Australian Dollar Falls on Shock Second Yuan Cut
The Australian dollar and South African Rand have been hard-hit by a second devaluation in China's Renminbi.
“Companies that invoice in yuan will gain from the move. It you import from China and are not already doing it, you should seriously consider yuan invoicing in future.” - John Cairns, Rand Merchant Bank.
China devalued their currency again overnight, somewhat against their comments yesterday that the initial move was a one off.
This has left uncertainty in the market which generally leads to safe haven buying.
The devaluation in the yuan has placed fresh upside pressure on GBP/ZAR, with a jump to 20.0185. Back to all-time record highs.
The Australian dollar meanwhile slipped further to 2.1446 - back to its highest levels since 2009.
“The multi-day rand outlook is now dependent on the yuan. The more the yuan falls, the more the rand will fall. The more volatile the yuan, the more volatile the rand. The faster the market gets some clarity on what the Chinese authorities intend, the faster the rand will stabilise.,” says John Cairns at Rand Merchant Bank in Johannesburg.
The Australian dollar meanwhile remains a proxy play for exposure to China; the devaluations confirm China is increasingly concerned over its slowing economy.
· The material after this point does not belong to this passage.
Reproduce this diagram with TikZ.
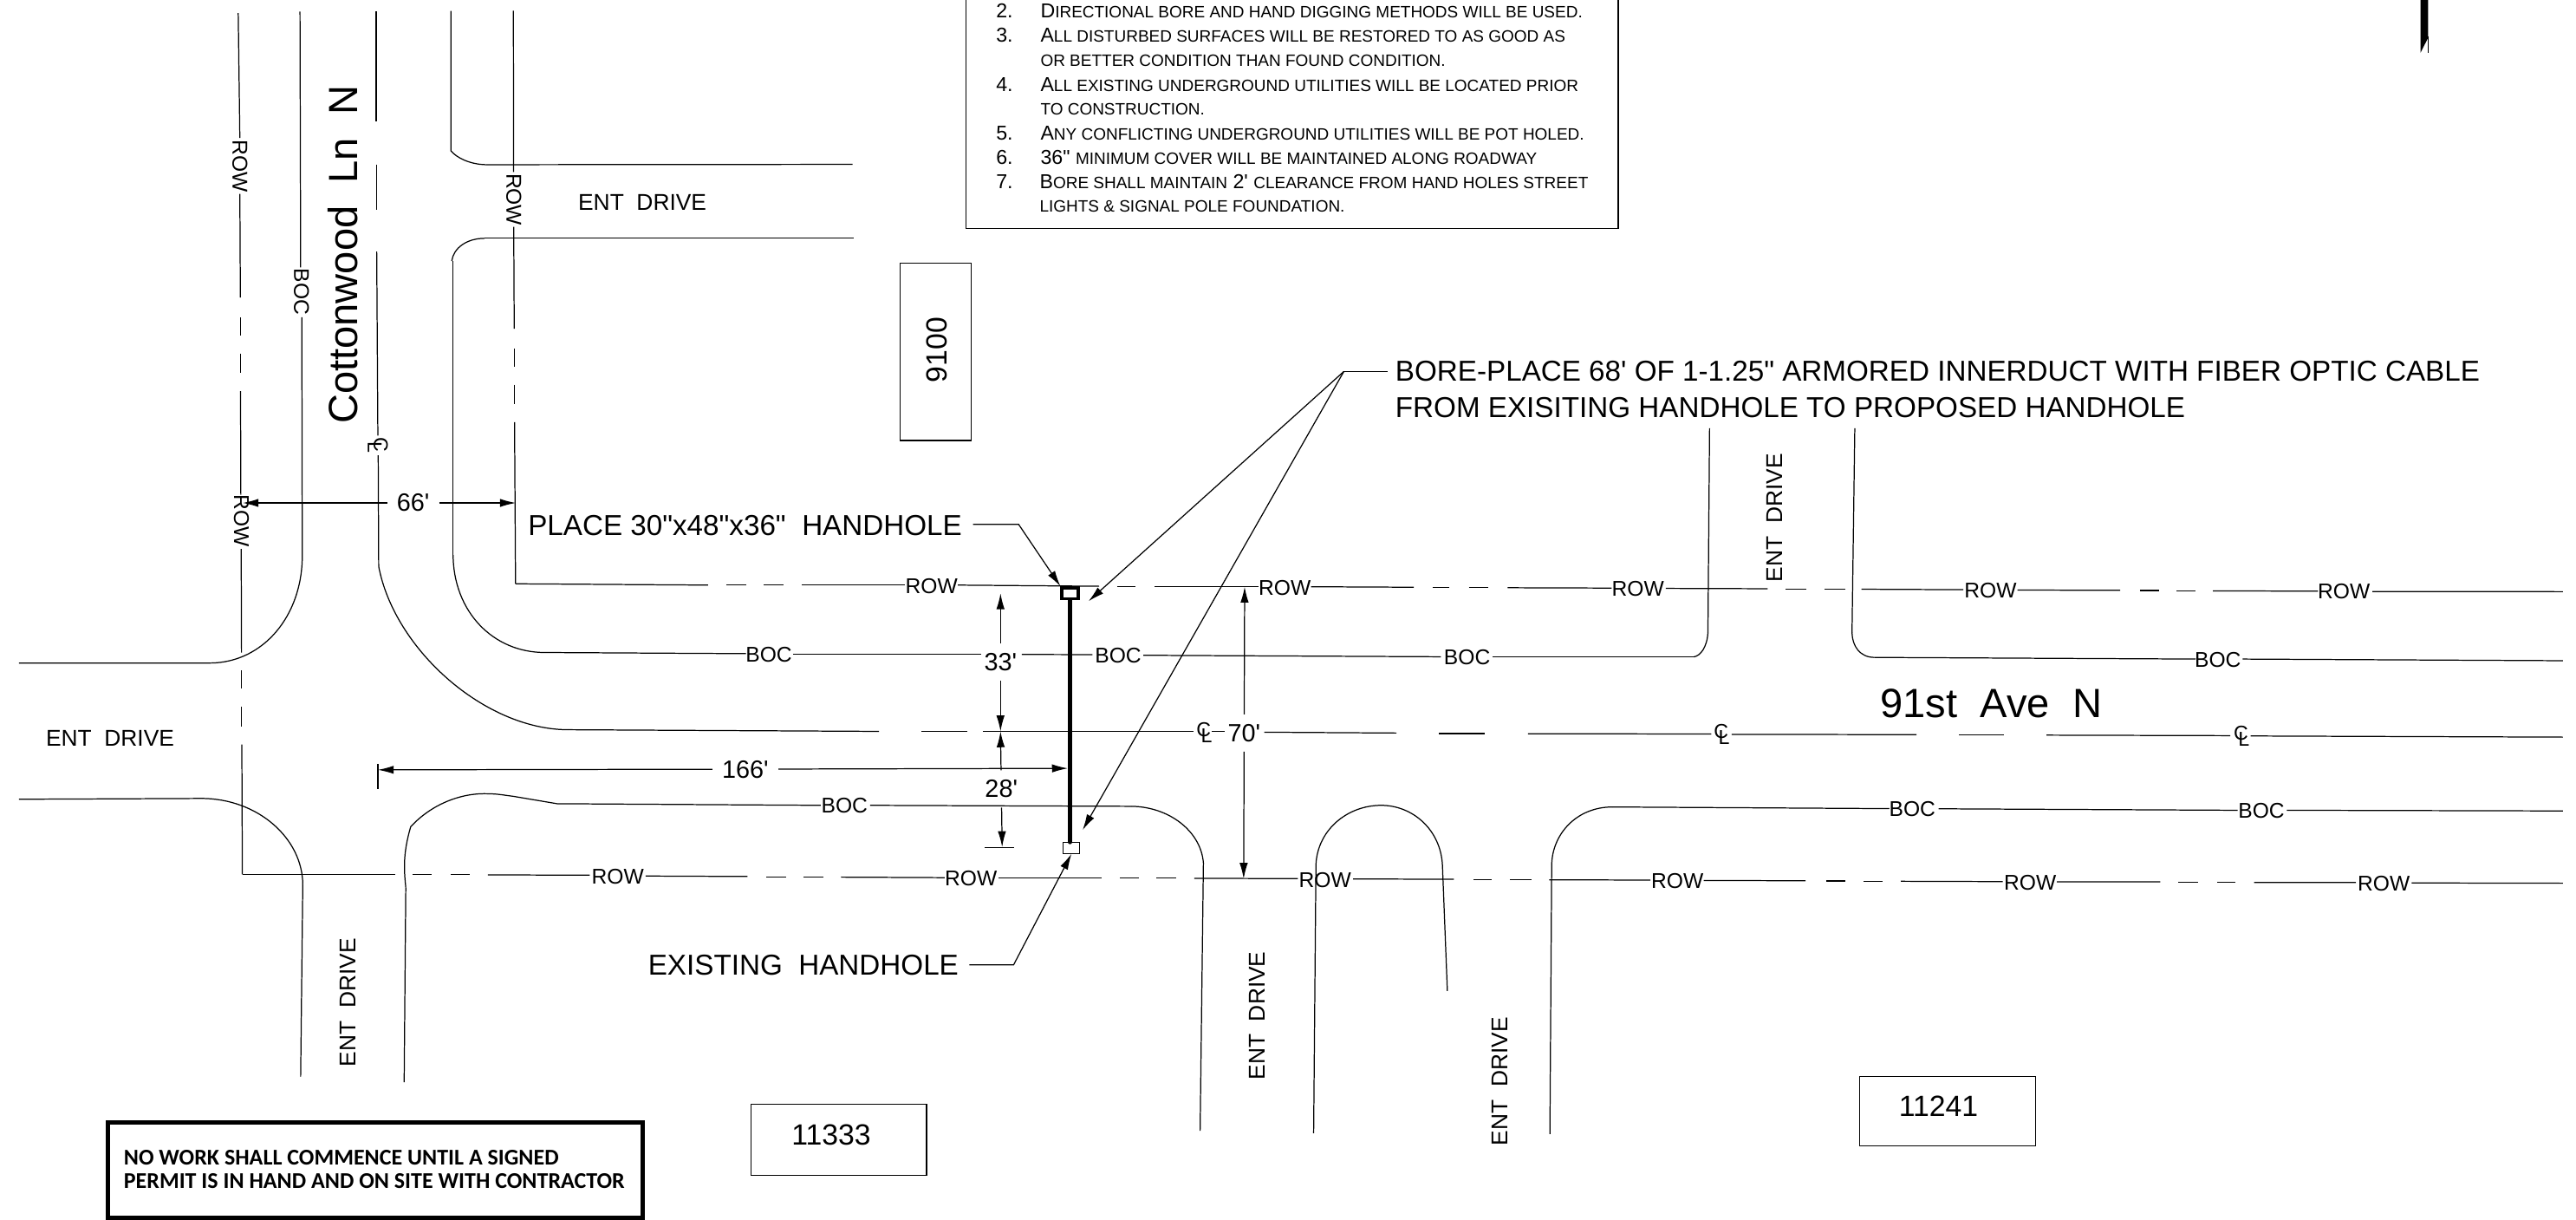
\documentclass[tikz,border=0pt]{standalone}
\usepackage{fontspec}
\usepackage{tikz}
\usetikzlibrary{arrows.meta}
\setmainfont{Liberation Sans}[Ligatures=TeXOff]
\newfontfamily\permitfont{Carlito}[Ligatures=TeXOff]
\newcommand{\smc}[1]{{\fontsize{5.4}{6}\selectfont\MakeUppercase{#1}}}
\newcommand{\clsym}{\rlap{C}\hspace{1.5pt}\raisebox{-2pt}{L}}
\tikzset{
	road/.style={line width=0.35pt},
	dimend/.style={line width=0.35pt, -{Latex[length=5.2pt,width=2.7pt]}},
	lbl/.style={inner sep=0pt, font=\fontsize{7}{8}\selectfont},
	entlbl/.style={inner sep=0pt, font=\fontsize{7.5}{8}\selectfont},
	dimlbl/.style={inner sep=3pt, font=\fontsize{8.2}{9}\selectfont},
	calllbl/.style={inner sep=0pt, font=\fontsize{9.45}{11.9}\selectfont},
	cllbl/.style={inner sep=0pt, font=\fontsize{6.6}{7}\selectfont},
	lotlbl/.style={inner sep=0pt, font=\fontsize{9.6}{10}\selectfont},
	notetxt/.style={inner sep=0pt, anchor=base west, font=\fontsize{6.6}{7}\selectfont},
	handhole/.style={draw, inner sep=0pt, fill=white}
}
\begin{document}
\begin{tikzpicture}[x=0.018954cm, y=-0.018954cm]
	\useasboundingbox (0,0) rectangle (1568,741.8);
	% road lines, cut at the labels
	\foreach \xa/\ya/\xb/\yb in {
		314/355.2/431/356, 442/356/454/356, 465/356/477/356, 488/356/551/356, 583/356/669/356.7,
		680/357/691/357, 703/357/766/357, 798/357/860.6/357.3, 872/357.4/882/357.4, 894/357.5/906/357.5,
		917.7/357.6/981/357.8, 1014/358/1076/358.2, 1087/358.3/1099.6/358.3, 1110.6/358.4/1123/358.4,
		1133/358.5/1195/358.8, 1228/359/1290.6/359.2, 1302.6/359.3/1314/359.3, 1325/359.4/1336.6/359.4,
		1347/359.5/1411/359.7, 1444/359.9/1560/360,
		147.5/532/240.5/532, 251/532/263/532, 274.6/532.2/286/532.2, 297/532.3/359/532.5,
		393/533/455/533.3, 466.6/533.5/478.5/533.5, 489/533.6/501/533.6, 512/533.7/575/534,
		608/534.2/670.7/534.2, 681.6/534.3/693/534.3, 704/534.3/716/534.3, 727/534.4/790/534.6,
		823.6/534.8/885/535, 897/535.1/908/535.1, 919/535.2/932/535.2, 943/535.3/1004.6/535.5,
		1037/535.7/1099/535.9, 1111.6/536/1123/536, 1134.5/536.1/1146/536.1, 1157/536.2/1219/536.4,
		1252/536.5/1315/536.6, 1326/536.7/1338/536.7, 1349.6/536.8/1360.7/536.8, 1372/536.9/1434/537,
		1468/537.2/1560/537.4,
		483/398/597/398, 622/398.2/665/398.3, 696/398.7/877/399.6, 908.7/399.7/1031/399.7,
		1141/400/1336.5/401, 1365/401/1560/402,
		346/444/535/445, 561/445/589/445, 598.3/445/726.5/445, 737.6/445/745.5/445, 769.5/445.5/850/446,
		876/446.3/904/446.3, 930/446.4/1041.6/446.6, 1054/446.8/1166.5/447, 1192.5/447.2/1220/447.2,
		1245.7/447.3/1357.5/447.6, 1370/447.8/1560/448.5,
		529.6/490/689/490.6,
		981.4/491/1150/492, 1180/492.1/1362/493, 1392/493/1560/493.4,
		145/8/146/84, 146/118/146.3/181, 146.3/193/146.3/204, 146.4/215/146.4/227, 146.4/238/146.6/301,
		146.8/334/147/397, 147.1/408/147.1/419, 147.1/430/147.1/442, 147.2/453/147.5/532,
		312.5/6.5/312.6/104.6, 312.7/138/313/200, 313/212/313/223, 313.1/234/313.1/245.7, 313.2/256.8/313.8/355.2,
		182.6/7/183/162.7,
		229/7/229/74, 229.2/100/229.2/127.5, 229.3/153/230/265, 230.2/277/230.5/344.6,
		1040.6/260.6/1039.6/385, 1129/260.6/1127.3/385,
		275.8/158.8/275.8/337.7, 730.5/688/732.5/525, 799.6/689.5/801/526, 881/603/878/526.5,
		943.4/690/944.5/526, 183/655/184.3/538, 246/658.5/247/540,
		11.6/403.5/128.4/403.4, 11.6/486.3/123/485.8, 295.8/100.2/519/100, 295/145/519.7/145
	}{
		\draw[road] (\xa,\ya) -- (\xb,\yb);
	}
	% corners of the drives
	\draw[road] (183.7,193) -- (184,338) .. controls (184,375) and (160,403) .. (128.4,403.4);
	\draw[road] (123,485.8) .. controls (157,486) and (184,510) .. (184.3,538);
	\draw[road] (274.5,6.7) -- (274.5,91.8) .. controls (278,96) and (286,100) .. (295.8,100.2);
	\draw[road] (295,145) .. controls (284,145) and (276,151) .. (275,158.8);
	\draw[road] (275.8,337.7) .. controls (276,372) and (300,397) .. (331.5,397) -- (454,397.7);
	\draw[road] (230.5,344.6) .. controls (240,395) and (295,444) .. (346,444);
	\draw[road] (1031,399.7) .. controls (1035,399) and (1039,394) .. (1039.6,385);
	\draw[road] (1127.3,385) .. controls (1127.5,393) and (1132,400) .. (1141,400);
	\draw[road] (247,540) .. controls (246,530) and (245,520) .. (250,503) .. controls (262,490) and (280,482) .. (298,483) .. controls (303,483) and (308,484) .. (312.4,484.5) -- (339,489) -- (499.6,490);
	\draw[road] (689,490.6) .. controls (712,491) and (731,506) .. (732.5,525);
	\draw[road] (801,526) .. controls (802,505) and (820,490) .. (840.7,490) .. controls (860,490) and (877,505) .. (878,526.5);
	\draw[road] (944.5,526) .. controls (945,507) and (960,491) .. (981.4,491);
	% lot boxes and note boxes
	\draw[road] (548,160) rectangle (591,268);
	\draw[road] (457,672) rectangle (564,715);
	\draw[road] (1132,655) rectangle (1239,697);
	\draw[road] (588,-2) -- (588,139) -- (985,139) -- (985,-2);
	\draw[line width=1.4pt] (65.5,683) rectangle (391,741);
	\fill (1473.4,-1) -- (1478,-1) -- (1478,22.9) -- (1473.4,32) -- cycle;
	\draw[line width=0.2pt] (1478,22) -- (1478,32);
	\node[lotlbl, rotate=90] (lotNine) at (570,213) {9100};
	\node[lotlbl] (lotEleven) at (506,690.5) {11333};
	\node[lotlbl] (lotTwelve) at (1180,673) {11241};
	% bore and handholes
	\node[handhole, line width=1pt, minimum width=5.3pt, minimum height=3.6pt] (hhNew) at (651.3,361) {};
	\node[handhole, line width=0.3pt, minimum width=5.5pt, minimum height=3.5pt] (hhOld) at (652.2,516) {};
	\draw[line width=1.3pt, line cap=round] (hhNew.south) -- (hhNew.south |- hhOld.north);
	% labels on the lines
	\foreach \i/\x/\y in {a/567/356.5, b/782/357.6, c/997/358.4, d/1211.6/359.4, e/1426.7/360,
		f/376/533.4, g/591/534.4, h/806.5/535.4, j/1021/536, k/1235.7/536.9, l/1451/537.7}{
		\node[lbl] (row\i) at (\x,\y) {ROW};
	}
	\foreach \i/\x/\y in {a/146/101, b/147/317, c/312.8/121.4}{
		\node[lbl, rotate=-90] (rowv\i) at (\x,\y) {ROW};
	}
	\foreach \i/\x/\y in {a/468/398.3, b/680.6/398.8, c/893/400, d/1350/401.3, e/514/490.3, f/1164/492.3, g/1376.5/493.3}{
		\node[lbl] (boc\i) at (\x,\y) {BOC};
	}
	\node[lbl, rotate=-90] (bocv) at (183.5,177.6) {BOC};
	\foreach \i/\x/\y in {a/733/445.5, b/1048/446.8, c/1364.4/448}{
		\node[cllbl] (cl\i) at (\x,\y) {\clsym};
	}
	\node[cllbl, rotate=-90] (clv) at (230,271) {\clsym};
	\node[entlbl] (entA) at (391,123) {ENT\ \ DRIVE};
	\node[entlbl] (entB) at (67,449) {ENT\ \ DRIVE};
	\node[entlbl, rotate=90] (entC) at (212,610) {ENT\ \ DRIVE};
	\node[entlbl, rotate=90] (entD) at (765,618) {ENT\ \ DRIVE};
	\node[entlbl, rotate=90] (entE) at (913,658) {ENT\ \ DRIVE};
	\node[entlbl, rotate=90] (entF) at (1080,315) {ENT\ \ DRIVE};
	\node[inner sep=0pt, rotate=90] (cottonwood) at (209,155) {\fontsize{13.4}{15}\selectfont Cottonwood\ \ Ln\ \ N};
	\node[inner sep=0pt] (avenue) at (1212,428) {\fontsize{13.4}{15}\selectfont 91st\ \ Ave\ \ N};
	% dimensions
	\coordinate (dimWest) at (147.7,306);
	\coordinate (dimEast) at (314,306);
	\node[dimlbl] (dimSixtySix) at (251.5,306) {66'};
	\draw[dimend] (dimSixtySix) -- (dimWest);
	\draw[dimend] (dimSixtySix) -- (dimEast);
	\coordinate (dimTop) at (609,361);
	\coordinate (dimMid) at (609,445);
	\coordinate (dimLow) at (610,515.4);
	\node[dimlbl] (dimThirtyThree) at (609,403) {33'};
	\node[dimlbl] (dimTwentyEight) at (609.5,480) {28'};
	\draw[dimend] (dimThirtyThree) -- (dimTop);
	\draw[dimend] (dimThirtyThree) -- (dimMid);
	\draw[dimend] (dimTwentyEight) -- (dimMid);
	\draw[dimend] (dimTwentyEight) -- (dimLow);
	\draw[road] (599.4,515.6) -- (617.2,515.6);
	\coordinate (dimLeft) at (230,468.4);
	\coordinate (dimBore) at (650,467.5);
	\node[dimlbl] (dimLong) at (453.7,468) {166'};
	\draw[dimend] (dimLong) -- (dimLeft);
	\draw[dimend] (dimLong) -- (dimBore);
	\draw[road] (230,465) -- (230,480);
	\coordinate (dimUp) at (757.6,357);
	\coordinate (dimDown) at (757,534.7);
	\node[dimlbl] (dimSeventy) at (757.3,446) {70'};
	\draw[dimend] (dimSeventy) -- (dimUp);
	\draw[dimend] (dimSeventy) -- (dimDown);
	% callouts
	\node[calllbl] (placeText) at (453.5,320) {PLACE 30"x48"x36"\ \ HANDHOLE};
	\draw[dimend] (592.3,319) -- (620,319) -- (hhNew.north west);
	\node[calllbl] (existText) at (489,587) {EXISTING\ \ HANDHOLE};
	\draw[dimend] (590,587) -- (617,587) -- (hhOld.south);
	\node[calllbl, anchor=west, align=left] (boreText) at (849,237) {BORE-PLACE 68' OF 1-1.25" ARMORED INNERDUCT WITH FIBER OPTIC CABLE\\FROM EXISITING HANDHOLE TO PROPOSED HANDHOLE};
	\coordinate (boreKnee) at (818,226);
	\coordinate (boreTipA) at (662.6,365.8);
	\coordinate (boreTipB) at (659,505);
	\draw[road] (844.6,226) -- (boreKnee);
	\draw[dimend] (boreKnee) -- (boreTipA);
	\draw[dimend] (boreKnee) -- (boreTipB);
	% notes
	\node[notetxt] (numTwo) at (606,10.7) {2.};
	\node[notetxt] (noteTwo) at (633,10.7) {D\smc{irectional bore and hand digging methods will be used.}};
	\node[notetxt] (numThree) at (606,25.5) {3.};
	\node[notetxt] (noteThreeA) at (633,25.5) {A\smc{ll disturbed surfaces will be restored to as good as}};
	\node[notetxt] (noteThreeB) at (633,40.4) {\smc{or better condition than found condition.}};
	\node[notetxt] (numFour) at (606,55.4) {4.};
	\node[notetxt] (noteFourA) at (633,55.4) {A\smc{ll existing underground utilities will be located prior}};
	\node[notetxt] (noteFourB) at (633,70) {\smc{to construction.}};
	\node[notetxt] (numFive) at (606,85) {5.};
	\node[notetxt] (noteFive) at (633,85) {A\smc{ny conflicting underground utilities will be pot holed.}};
	\node[notetxt] (numSix) at (606,100) {6.};
	\node[notetxt] (noteSix) at (633,100) {36" \smc{minimum cover will be maintained along roadway}};
	\node[notetxt] (numSeven) at (606,115) {7.};
	\node[notetxt] (noteSevenA) at (632.5,115) {B\smc{ore shall maintain} 2' \smc{clearance from hand holes street}};
	\node[notetxt] (noteSevenB) at (632.5,129) {\smc{lights \& signal pole foundation.}};
	% permit box
	\node[inner sep=0pt, anchor=base west, align=left, font=\permitfont\bfseries\fontsize{7.4}{7.6}\selectfont] (permitText) at (75,723) {NO WORK SHALL COMMENCE UNTIL A SIGNED\\PERMIT IS IN HAND AND ON SITE WITH CONTRACTOR};
\end{tikzpicture}
\end{document}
The Aussie dollar could fall yet further.
Yuan weakness is negative for commodity prices as it raises the yuan price for mainland consumers.
Asian stocks moved lower overnight on China’s second devaluation move and commodity prices continue to get crushed on a questionable Chinese and thus global growth outlook.
Importantly, Cairns has this advice for exporters: “Companies that invoice in yuan will gain from the move. It you import from China and are not already doing it, you should seriously consider yuan invoicing in future.”
Aussie Dollar Devaluing
The Reserve Bank of Australia – which is in a quest to devalue the Aussie dollar – will surely welcome the unexpected assistance from China.
There are concerns however that a weaker Yuan will further hamper the ability of Chinese importers to buy Australian product. A devaluation is only welcome when the counter-currency rises.
So from that perspective declines in AUD/USD and rises in EUR/AUD and GBP/AUD will be welcomed.
The debate is now raging on why the PBoC made this move.
On the surface the move increased flexibility which suggests a play towards including in the IMFs SDR.
“However, there needs to be some consideration that today's adjustment is geared towards a competitive devaluation as a part of the regional stealth currency wars that have been waging for years now. This line of thinking indicates that the war has taken a serious turn,” warns Arnaud Masset at Swissquote Bank.
SA Power Issues Take Centre Stage
Regarding South Africa's domestic agenda, power issues were a major focus yesterday.
President Zuma said that electricity shortages are taking around 1% off growth per year.
He also said that the nuclear build programme is at an advanced stage, with procurement to be concluded this financial year.
Eskom, meanwhile, has formally shifted its building programme targets: Ingula is now targeted to come online in 2Q16, Medupi to fully produce in 2019 and Kusile in 2021.